The benchmark 10-year tax-exempt yield remained unchanged Friday at 2.68% after falling in previous trading sessions. The two-year yield once again held at its low for the year, 0.40%, for a ninth straight session. The 30-year yield fell one basis point on the day to 4.34%.

Treasury yields started off the week higher across the curve, but have recovered somewhat heading into the afternoon. The 10-year yield rose two basis points to 2.99%. It had crossed the 3.00% barrier in the morning, only to fall back.

The 30-year yield rose four basis points to 4.30%. The two-year yield held steady at 0.40%.

This week’s volume estimate shows a decrease in new issuance. About $4.1 billion in new deals is expected, after $8.3 billion came to market last week, the largest volume for new debt offerings in 2011.

In the negotiated market, M&T Securities, Inc., priced for retail $100 million of Maryland general obligation bonds state and local facilities loan of 2011. The bonds were rated triple-A by the major rating agencies.

Yields range from 0.63% with coupons of 2.00%, 3.00%, and 4.00% in a split maturity in 2014 to 3.30% with coupons of 3.25% and 4.00% in a split maturity in 2025.

The Maryland issues this week — which will also include Wednesday’s expected $600 million of GO bonds in four separate pricings — have investors’ attention.

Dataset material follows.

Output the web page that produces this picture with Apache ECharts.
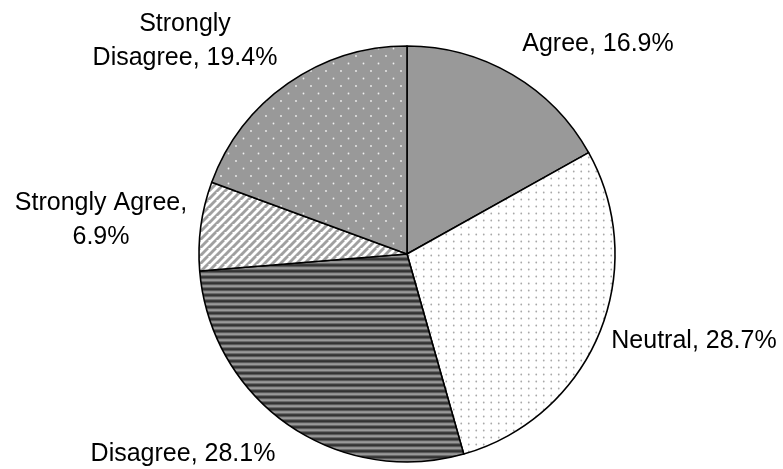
<!DOCTYPE html>
<html>
<head>
<meta charset="utf-8">
<script src="https://cdn.jsdelivr.net/npm/echarts@6/dist/echarts.min.js"></script>
<style>
html,body{margin:0;padding:0;background:#fff;}
#c{width:783px;height:469px;}
</style>
</head>
<body>
<div id="c"></div>
<script>
// ---- data ----
var categories = ['Agree', 'Neutral', 'Disagree', 'Strongly Agree', 'Strongly Disagree'];
var percents = [16.9, 28.7, 28.1, 6.9, 19.4];
// label text layout (line break style per category)
var labelBreak = ['none', 'none', 'none', 'afterComma', 'afterFirstWord'];
// label anchor positions (centres of label blocks)
var labelX = [598, 694, 183, 101, 185];
var labelY = [44, 341, 454, 220, 41];

function makeTile(w, h, draw) {
  var c = document.createElement('canvas');
  c.width = w; c.height = h;
  var ctx = c.getContext('2d');
  draw(ctx, w, h);
  return c;
}
// Agree: solid grey
var solidGrey = '#999999';
// Neutral: white with grey dots
var neutralTile = makeTile(15, 14, function (ctx, w, h) {
  ctx.fillStyle = '#ffffff'; ctx.fillRect(0, 0, w, h);
  ctx.fillStyle = '#a8a8a8';
  [[3.75, 3.5], [11.25, 3.5], [3.75, 10.5], [11.25, 10.5]].forEach(function (p) {
    ctx.beginPath(); ctx.arc(p[0], p[1], 0.9, 0, Math.PI * 2); ctx.fill();
  });
});
// Disagree: horizontal dark/grey stripes
var disagreeTile = makeTile(4, 6, function (ctx, w, h) {
  var rows = ['#3c3c3c', '#333333', '#5a5a5a', '#8e8e8e', '#999999', '#6a6a6a'];
  rows.forEach(function (col, i) { ctx.fillStyle = col; ctx.fillRect(0, i, w, 1); });
});
// Strongly Agree: diagonal grey/white stripes
var saTile = makeTile(8, 8, function (ctx, w, h) {
  ctx.fillStyle = '#ffffff'; ctx.fillRect(0, 0, w, h);
  ctx.strokeStyle = '#a0a0a0'; ctx.lineWidth = 2.9;
  for (var k = -1; k <= 2; k++) {
    ctx.beginPath();
    ctx.moveTo(k * 8 - 8, 16); ctx.lineTo(k * 8 + 8, 0);
    ctx.stroke();
  }
});
// Strongly Disagree: grey with staggered white dots
var sdTile = makeTile(15, 15, function (ctx, w, h) {
  ctx.fillStyle = '#999999'; ctx.fillRect(0, 0, w, h);
  ctx.fillStyle = '#f0f0f0';
  [[3.5, 3.5], [11, 11]].forEach(function (p) {
    ctx.beginPath(); ctx.arc(p[0], p[1], 0.9, 0, Math.PI * 2); ctx.fill();
  });
});
var fills = [
  solidGrey,
  { image: neutralTile, repeat: 'repeat' },
  { image: disagreeTile, repeat: 'repeat' },
  { image: saTile, repeat: 'repeat' },
  { image: sdTile, repeat: 'repeat' }
];

function labelText(i) {
  var n = categories[i], v = percents[i].toFixed(1) + '%';
  if (labelBreak[i] === 'afterComma') return n + ',\n' + v;
  if (labelBreak[i] === 'afterFirstWord') {
    var sp = n.indexOf(' ');
    return n.slice(0, sp) + '\n' + n.slice(sp + 1) + ', ' + v;
  }
  return n + ', ' + v;
}

var chart = echarts.init(document.getElementById('c'), null, { renderer: 'canvas' });
chart.setOption({
  animation: false,
  backgroundColor: '#ffffff',
  series: [{
    type: 'pie',
    center: [407, 254],
    radius: 208,
    startAngle: 90,
    clockwise: true,
    silent: true,
    avoidLabelOverlap: false,
    data: categories.map(function (c, i) {
      return { name: c, value: percents[i], itemStyle: { color: fills[i] } };
    }),
    itemStyle: { borderColor: '#000000', borderWidth: 1.6 },
    label: {
      show: true,
      position: 'outside',
      overflow: 'none',
      formatter: function (p) { return labelText(p.dataIndex); },
      fontFamily: '"Liberation Sans", Arial, sans-serif',
      fontSize: 25,
      lineHeight: 34,
      color: '#000000',
      align: 'center'
    },
    labelLine: { show: false },
    labelLayout: function (p) {
      return { x: labelX[p.dataIndex], y: labelY[p.dataIndex], align: 'center', verticalAlign: 'middle' };
    }
  }]
});
</script>
</body>
</html>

They want to know how the issues will price, given the fact that last week Moody’s Investors Service placed Maryland and four other triple-A rated states on review for a possible downgrade.

In response, Treasurer Nancy Kopp decided to compress the retail part of a negotiated deal that had been slated to take place on Friday and today and do it all today, to give Washington time to make progress on a solution to reaching the debt ceiling, as well as give the state time to digest the Moody’s move and gauge its impact.

“The Moody’s action is not going to affect people’s interest in that deal,” the trader said. “It’s still high grade.”